“Once again, enough is enough,” Mayor Roland Ries wrote on his Facebook page before heading to the site for an inspection.
“The site is itself a response to whoever did this repulsive act because it symbolises both the exactions and horrors of the Nazi regime and the French people's power of resistance,” he added.
The stone lies next to the Avenue of the Righteous, dedicated to non-Jews who risked their lives to save Jews during the Holocaust, Ries noted.
“A new incident of anti-Semitism in our town,” deputy mayor Alain Fontanel added on Twitter, posting a picture of a large black marble slab that had been knocked off its plinth.
“Quai Kleber synagogue was burnt down by the Nazis nearly 80 years ago. The memorial stone which marked this tragedy was vandalised overnight.”
The town hall was working with the police to track down those responsible, Fontanel said.
The synagogue, which was the Jewish community's main place of worship in the city, was ransacked and burnt to the ground by Hitler Youth on September 30, 1940.

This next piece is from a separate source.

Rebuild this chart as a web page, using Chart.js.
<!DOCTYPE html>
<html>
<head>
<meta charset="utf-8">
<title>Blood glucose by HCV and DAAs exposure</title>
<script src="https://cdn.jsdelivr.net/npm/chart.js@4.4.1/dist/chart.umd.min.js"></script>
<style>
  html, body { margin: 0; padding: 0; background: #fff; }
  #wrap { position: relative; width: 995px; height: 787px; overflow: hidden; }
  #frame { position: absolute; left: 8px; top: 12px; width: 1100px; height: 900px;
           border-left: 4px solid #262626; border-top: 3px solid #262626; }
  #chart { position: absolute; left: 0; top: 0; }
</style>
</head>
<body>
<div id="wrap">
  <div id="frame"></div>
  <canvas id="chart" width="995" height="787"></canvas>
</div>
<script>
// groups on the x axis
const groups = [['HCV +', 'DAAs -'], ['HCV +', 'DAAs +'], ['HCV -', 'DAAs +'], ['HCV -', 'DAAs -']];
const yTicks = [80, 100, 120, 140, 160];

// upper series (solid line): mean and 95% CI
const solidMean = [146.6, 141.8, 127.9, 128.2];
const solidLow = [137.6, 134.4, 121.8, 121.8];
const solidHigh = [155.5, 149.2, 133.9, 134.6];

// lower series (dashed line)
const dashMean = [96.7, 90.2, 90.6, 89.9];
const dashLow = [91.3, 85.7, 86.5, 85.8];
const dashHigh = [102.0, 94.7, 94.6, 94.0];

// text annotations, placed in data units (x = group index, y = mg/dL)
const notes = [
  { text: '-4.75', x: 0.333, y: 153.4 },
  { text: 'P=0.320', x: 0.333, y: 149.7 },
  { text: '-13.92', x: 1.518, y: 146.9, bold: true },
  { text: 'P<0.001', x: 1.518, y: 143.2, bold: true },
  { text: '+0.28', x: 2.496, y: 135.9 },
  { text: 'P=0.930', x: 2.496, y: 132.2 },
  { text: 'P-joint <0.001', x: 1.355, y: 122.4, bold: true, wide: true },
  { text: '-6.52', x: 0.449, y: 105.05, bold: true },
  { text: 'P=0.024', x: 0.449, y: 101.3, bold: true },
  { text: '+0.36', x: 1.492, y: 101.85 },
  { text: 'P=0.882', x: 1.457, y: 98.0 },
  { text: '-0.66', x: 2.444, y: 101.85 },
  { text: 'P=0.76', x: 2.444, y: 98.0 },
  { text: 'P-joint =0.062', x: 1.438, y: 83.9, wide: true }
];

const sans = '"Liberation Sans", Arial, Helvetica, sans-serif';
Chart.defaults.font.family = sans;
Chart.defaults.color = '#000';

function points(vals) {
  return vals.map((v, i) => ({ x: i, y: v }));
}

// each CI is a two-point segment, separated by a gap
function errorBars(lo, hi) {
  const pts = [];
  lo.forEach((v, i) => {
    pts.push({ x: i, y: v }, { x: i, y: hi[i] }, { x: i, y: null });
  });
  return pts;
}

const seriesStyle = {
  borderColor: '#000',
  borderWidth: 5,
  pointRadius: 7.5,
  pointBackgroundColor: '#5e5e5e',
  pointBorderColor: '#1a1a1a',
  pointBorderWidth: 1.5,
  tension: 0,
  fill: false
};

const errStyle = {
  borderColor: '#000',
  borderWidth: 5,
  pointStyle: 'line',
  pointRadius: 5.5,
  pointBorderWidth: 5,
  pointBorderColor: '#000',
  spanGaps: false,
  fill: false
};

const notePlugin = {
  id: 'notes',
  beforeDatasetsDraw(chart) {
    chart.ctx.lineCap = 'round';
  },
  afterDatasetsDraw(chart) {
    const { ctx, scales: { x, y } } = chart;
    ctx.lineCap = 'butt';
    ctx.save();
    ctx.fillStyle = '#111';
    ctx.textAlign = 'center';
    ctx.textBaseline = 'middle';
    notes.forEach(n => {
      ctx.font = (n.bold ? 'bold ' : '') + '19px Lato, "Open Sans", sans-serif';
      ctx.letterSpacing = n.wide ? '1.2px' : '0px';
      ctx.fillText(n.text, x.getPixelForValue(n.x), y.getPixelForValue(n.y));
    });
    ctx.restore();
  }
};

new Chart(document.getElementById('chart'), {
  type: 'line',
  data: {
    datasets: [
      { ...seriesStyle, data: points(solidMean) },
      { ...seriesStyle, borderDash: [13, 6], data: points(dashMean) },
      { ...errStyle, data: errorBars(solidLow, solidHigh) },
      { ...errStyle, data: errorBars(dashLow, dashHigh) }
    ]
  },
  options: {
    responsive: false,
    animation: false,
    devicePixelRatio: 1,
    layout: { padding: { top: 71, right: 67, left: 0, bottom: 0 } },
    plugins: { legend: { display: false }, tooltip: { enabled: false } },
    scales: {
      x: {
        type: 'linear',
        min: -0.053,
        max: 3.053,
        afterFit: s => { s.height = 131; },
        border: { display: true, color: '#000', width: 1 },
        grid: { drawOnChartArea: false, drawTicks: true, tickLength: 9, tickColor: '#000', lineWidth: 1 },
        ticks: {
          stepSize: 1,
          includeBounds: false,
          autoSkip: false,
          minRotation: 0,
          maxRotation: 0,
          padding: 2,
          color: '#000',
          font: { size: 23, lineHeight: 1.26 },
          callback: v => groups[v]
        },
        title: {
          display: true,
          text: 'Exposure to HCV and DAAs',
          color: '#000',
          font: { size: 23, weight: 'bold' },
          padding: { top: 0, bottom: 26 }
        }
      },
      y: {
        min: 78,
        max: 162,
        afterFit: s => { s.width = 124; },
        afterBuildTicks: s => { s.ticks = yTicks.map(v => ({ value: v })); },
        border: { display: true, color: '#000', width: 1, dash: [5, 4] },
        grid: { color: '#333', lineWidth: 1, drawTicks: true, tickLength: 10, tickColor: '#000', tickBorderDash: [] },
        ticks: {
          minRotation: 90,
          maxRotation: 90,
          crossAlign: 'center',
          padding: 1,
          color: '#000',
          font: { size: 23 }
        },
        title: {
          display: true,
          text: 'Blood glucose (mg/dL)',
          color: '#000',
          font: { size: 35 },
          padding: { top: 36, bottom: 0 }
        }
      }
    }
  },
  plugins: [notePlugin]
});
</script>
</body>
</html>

“Sadly, history repeats itself,” Fontanel wrote on his Facebook page.
The region was already shaken on February 19th when 96 graves were daubed with swastikas at a Jewish cemetery in Quatzenheim, northwest of Strasbourg.

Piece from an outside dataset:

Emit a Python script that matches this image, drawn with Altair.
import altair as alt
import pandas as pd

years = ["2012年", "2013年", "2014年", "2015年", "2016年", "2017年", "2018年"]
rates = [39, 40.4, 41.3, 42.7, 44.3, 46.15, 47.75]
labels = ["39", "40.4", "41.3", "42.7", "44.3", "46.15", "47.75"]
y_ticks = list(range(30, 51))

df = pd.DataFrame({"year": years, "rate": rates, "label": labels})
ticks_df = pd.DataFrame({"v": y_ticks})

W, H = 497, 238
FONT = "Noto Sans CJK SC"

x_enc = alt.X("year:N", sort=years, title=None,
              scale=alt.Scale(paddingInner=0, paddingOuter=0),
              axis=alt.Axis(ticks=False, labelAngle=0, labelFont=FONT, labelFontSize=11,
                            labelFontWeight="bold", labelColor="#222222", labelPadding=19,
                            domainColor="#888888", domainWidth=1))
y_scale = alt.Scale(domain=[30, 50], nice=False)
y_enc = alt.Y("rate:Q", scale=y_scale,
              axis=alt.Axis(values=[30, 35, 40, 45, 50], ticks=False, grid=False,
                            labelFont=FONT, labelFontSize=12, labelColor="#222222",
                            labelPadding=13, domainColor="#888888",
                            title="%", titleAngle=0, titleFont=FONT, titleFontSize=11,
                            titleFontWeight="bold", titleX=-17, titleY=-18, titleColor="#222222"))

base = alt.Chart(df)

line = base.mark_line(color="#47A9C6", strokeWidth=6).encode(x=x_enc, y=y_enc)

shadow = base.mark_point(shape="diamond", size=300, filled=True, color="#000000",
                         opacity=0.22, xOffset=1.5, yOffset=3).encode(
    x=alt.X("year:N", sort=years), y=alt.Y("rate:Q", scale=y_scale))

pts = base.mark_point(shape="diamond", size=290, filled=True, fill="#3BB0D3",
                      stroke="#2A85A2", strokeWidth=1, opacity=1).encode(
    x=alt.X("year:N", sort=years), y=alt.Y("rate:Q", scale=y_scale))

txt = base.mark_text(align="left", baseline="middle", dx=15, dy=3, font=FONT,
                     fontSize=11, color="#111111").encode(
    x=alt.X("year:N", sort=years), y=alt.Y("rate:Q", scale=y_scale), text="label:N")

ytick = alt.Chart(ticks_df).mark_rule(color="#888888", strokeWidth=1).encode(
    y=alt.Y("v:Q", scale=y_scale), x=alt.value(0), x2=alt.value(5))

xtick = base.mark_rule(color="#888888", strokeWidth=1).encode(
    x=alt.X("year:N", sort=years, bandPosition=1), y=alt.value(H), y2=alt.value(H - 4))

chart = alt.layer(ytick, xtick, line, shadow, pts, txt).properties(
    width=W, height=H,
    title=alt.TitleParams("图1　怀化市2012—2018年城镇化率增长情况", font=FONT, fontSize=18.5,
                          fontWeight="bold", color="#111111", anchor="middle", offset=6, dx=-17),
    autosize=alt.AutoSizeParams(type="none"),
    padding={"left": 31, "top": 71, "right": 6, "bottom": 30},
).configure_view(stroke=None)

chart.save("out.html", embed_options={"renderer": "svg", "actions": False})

“There is no doubt this was an intentional act,” Thierry Roos, spokesman for the Israelite Consistory of the Lower Rhine region, was quoted as saying by local newspaper Dernieres Nouvelles d'Alsace.
“They wanted to erase the memory of the synagogue on quai Kleber by destroying it twice,” Roos said.
A statement issued by the regional prefecture said that “anti-Semitism strikes at values of the Republic shared by all French citizens. No display of intolerance must threaten our ability to live together.”